──────── EXTRACTED DATA

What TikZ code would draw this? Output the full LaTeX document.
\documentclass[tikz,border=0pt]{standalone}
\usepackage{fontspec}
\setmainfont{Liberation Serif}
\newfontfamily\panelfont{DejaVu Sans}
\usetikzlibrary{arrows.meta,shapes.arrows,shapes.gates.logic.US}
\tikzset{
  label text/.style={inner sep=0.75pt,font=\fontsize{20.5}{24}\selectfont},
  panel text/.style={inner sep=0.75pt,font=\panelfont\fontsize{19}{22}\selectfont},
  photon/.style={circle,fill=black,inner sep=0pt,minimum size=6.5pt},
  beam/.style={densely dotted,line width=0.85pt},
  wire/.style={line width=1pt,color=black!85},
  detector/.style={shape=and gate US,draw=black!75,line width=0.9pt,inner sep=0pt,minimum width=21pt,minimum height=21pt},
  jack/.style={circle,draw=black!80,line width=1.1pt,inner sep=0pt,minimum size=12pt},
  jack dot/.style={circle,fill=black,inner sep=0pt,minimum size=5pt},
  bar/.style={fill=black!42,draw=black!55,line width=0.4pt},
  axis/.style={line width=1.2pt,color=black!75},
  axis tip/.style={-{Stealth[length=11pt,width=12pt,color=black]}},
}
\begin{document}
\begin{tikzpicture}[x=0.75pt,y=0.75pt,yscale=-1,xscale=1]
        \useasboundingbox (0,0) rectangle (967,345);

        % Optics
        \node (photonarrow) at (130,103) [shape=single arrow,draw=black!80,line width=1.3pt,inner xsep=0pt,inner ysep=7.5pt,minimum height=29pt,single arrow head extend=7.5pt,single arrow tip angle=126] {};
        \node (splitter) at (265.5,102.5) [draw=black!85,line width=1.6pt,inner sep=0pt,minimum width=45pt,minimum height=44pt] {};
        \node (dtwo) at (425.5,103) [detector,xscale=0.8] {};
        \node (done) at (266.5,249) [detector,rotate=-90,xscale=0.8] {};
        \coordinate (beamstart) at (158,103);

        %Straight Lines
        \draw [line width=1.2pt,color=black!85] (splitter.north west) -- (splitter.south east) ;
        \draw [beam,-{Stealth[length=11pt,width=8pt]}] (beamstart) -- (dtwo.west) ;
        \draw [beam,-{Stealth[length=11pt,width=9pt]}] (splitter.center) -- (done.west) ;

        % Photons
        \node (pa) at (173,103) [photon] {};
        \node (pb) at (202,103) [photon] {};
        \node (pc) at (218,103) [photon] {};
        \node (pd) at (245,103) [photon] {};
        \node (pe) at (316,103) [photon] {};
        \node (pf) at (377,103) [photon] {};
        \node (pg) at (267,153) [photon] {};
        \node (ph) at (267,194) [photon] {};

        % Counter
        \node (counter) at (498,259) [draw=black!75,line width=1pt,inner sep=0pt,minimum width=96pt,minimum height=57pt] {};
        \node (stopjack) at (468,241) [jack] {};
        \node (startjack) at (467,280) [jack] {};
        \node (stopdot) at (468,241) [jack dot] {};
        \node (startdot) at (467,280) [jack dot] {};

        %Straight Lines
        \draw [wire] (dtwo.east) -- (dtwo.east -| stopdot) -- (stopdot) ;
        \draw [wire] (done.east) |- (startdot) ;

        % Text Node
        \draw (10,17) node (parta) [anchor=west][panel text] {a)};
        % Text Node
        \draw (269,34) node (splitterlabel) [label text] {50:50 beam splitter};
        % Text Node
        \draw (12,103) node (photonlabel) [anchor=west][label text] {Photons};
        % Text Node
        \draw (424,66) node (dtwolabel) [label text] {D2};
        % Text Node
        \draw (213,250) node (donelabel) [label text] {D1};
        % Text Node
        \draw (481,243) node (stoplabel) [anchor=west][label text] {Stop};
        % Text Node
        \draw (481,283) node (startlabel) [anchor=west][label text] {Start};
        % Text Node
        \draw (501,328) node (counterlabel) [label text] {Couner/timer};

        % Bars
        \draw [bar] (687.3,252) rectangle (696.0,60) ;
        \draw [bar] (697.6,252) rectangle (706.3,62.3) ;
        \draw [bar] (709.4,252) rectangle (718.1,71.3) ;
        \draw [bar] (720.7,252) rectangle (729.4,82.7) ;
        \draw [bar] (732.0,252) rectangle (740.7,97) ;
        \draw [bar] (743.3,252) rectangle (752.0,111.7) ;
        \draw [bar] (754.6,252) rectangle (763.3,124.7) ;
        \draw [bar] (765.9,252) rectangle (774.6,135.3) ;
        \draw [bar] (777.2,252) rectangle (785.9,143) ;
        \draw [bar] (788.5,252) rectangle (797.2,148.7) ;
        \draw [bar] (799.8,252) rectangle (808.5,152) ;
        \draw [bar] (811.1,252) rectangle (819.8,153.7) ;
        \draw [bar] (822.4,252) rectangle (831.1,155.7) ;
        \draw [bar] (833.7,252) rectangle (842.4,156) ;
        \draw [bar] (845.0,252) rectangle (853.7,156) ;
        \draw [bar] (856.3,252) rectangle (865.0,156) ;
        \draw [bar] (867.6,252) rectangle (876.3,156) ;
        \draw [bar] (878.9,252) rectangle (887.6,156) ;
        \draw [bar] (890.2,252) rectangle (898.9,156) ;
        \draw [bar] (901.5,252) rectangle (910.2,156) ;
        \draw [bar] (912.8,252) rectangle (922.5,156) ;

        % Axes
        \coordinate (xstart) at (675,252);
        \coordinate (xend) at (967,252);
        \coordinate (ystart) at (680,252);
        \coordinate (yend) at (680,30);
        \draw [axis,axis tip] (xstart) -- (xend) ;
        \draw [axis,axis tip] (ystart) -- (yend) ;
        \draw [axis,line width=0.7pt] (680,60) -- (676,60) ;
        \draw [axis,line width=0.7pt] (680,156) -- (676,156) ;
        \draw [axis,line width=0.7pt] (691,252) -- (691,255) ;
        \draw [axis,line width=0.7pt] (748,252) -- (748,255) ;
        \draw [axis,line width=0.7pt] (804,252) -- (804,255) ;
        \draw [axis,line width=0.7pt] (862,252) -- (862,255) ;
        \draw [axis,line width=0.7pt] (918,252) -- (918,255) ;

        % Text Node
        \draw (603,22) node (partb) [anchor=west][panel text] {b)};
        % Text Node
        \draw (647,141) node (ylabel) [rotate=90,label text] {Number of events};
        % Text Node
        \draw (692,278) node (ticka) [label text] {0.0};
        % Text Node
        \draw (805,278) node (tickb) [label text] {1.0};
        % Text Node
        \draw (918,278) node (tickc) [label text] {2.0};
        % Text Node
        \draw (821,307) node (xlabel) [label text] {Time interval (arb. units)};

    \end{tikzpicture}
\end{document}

────────────────
──────── EXTRACTED DATA

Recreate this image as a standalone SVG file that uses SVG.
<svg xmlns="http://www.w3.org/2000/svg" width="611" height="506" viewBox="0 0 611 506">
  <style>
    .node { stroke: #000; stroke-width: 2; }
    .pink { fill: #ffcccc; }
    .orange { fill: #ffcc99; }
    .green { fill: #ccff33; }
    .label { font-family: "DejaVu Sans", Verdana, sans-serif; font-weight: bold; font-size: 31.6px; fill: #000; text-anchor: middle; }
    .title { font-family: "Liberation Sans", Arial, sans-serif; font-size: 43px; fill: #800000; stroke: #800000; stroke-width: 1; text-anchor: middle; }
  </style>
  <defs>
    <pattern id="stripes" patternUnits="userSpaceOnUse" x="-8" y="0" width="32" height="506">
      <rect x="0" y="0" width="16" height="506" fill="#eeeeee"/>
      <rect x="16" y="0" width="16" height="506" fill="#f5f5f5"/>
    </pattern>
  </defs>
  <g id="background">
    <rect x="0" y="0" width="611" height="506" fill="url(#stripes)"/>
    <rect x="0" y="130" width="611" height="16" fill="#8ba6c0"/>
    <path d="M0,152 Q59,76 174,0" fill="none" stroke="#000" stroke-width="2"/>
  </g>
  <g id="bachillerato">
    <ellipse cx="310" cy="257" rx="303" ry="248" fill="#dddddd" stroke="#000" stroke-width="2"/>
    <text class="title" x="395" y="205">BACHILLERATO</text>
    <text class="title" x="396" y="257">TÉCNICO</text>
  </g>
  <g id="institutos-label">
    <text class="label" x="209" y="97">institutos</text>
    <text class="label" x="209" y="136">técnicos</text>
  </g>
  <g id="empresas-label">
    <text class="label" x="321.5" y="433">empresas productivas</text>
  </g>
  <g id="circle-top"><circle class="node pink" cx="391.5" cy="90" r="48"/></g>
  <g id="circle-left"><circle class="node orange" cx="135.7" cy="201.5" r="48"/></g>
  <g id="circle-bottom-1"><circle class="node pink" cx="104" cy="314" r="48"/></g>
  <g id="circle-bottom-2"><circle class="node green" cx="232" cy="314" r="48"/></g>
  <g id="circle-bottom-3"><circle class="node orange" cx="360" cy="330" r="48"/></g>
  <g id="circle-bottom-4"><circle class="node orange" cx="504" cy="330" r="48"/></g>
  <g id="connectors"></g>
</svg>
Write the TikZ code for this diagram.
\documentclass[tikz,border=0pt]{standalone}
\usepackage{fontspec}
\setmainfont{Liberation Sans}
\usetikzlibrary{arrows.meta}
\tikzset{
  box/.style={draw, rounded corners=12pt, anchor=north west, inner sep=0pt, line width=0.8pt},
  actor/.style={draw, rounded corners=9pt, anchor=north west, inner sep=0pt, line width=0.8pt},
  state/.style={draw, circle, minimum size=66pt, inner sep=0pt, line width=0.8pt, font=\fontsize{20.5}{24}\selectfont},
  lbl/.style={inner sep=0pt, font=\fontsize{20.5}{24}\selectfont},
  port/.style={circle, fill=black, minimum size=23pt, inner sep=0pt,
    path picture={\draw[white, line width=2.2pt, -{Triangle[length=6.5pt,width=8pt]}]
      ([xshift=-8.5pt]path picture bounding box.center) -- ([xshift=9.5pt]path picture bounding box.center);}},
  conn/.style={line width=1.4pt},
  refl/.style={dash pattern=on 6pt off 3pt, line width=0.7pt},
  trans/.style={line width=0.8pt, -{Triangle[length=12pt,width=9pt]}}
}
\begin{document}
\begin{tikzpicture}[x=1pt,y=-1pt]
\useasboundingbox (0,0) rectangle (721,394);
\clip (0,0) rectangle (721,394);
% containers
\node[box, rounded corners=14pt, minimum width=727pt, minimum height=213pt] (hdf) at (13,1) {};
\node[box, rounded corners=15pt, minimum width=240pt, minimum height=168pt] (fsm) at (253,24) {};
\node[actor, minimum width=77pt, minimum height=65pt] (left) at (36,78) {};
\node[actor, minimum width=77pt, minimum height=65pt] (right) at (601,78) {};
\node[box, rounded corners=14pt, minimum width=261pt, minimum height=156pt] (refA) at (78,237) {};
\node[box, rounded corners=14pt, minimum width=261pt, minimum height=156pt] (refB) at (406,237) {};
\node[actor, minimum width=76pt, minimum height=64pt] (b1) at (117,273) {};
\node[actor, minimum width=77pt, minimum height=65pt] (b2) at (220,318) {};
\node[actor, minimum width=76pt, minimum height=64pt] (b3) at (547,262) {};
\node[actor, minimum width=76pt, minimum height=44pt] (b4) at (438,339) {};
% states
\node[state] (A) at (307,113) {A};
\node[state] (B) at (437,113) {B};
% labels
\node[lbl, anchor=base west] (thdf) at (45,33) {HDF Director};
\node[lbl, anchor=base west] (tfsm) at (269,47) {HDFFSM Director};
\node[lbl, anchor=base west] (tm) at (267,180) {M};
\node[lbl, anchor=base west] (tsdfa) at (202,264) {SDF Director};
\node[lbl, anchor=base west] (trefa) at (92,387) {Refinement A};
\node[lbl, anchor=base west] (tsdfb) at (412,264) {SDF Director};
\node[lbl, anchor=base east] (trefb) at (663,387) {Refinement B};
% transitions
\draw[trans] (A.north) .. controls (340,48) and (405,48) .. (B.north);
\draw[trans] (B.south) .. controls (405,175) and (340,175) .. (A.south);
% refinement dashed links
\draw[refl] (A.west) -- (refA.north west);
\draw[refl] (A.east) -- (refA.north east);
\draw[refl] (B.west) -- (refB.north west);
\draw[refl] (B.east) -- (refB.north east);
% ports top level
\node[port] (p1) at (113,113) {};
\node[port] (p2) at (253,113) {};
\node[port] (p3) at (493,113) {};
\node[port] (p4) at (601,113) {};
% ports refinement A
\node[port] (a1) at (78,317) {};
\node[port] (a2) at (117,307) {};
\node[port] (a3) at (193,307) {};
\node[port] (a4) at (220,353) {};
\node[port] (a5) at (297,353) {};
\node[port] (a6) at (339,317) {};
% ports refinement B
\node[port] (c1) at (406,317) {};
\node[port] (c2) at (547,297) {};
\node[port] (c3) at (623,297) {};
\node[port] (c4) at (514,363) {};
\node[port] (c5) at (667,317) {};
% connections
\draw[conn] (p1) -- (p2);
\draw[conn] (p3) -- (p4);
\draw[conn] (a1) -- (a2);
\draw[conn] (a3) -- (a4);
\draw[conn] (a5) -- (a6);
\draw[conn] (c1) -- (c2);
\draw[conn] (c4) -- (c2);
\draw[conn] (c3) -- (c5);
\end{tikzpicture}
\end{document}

────────────────

- TASK INSTRUCTIONS
Filter the records above for lines containing the word "code", and copy those lines.

- ANSWER TO THE EXERCISE
What TikZ code would draw this? Output the full LaTeX document.
Write the TikZ code for this diagram.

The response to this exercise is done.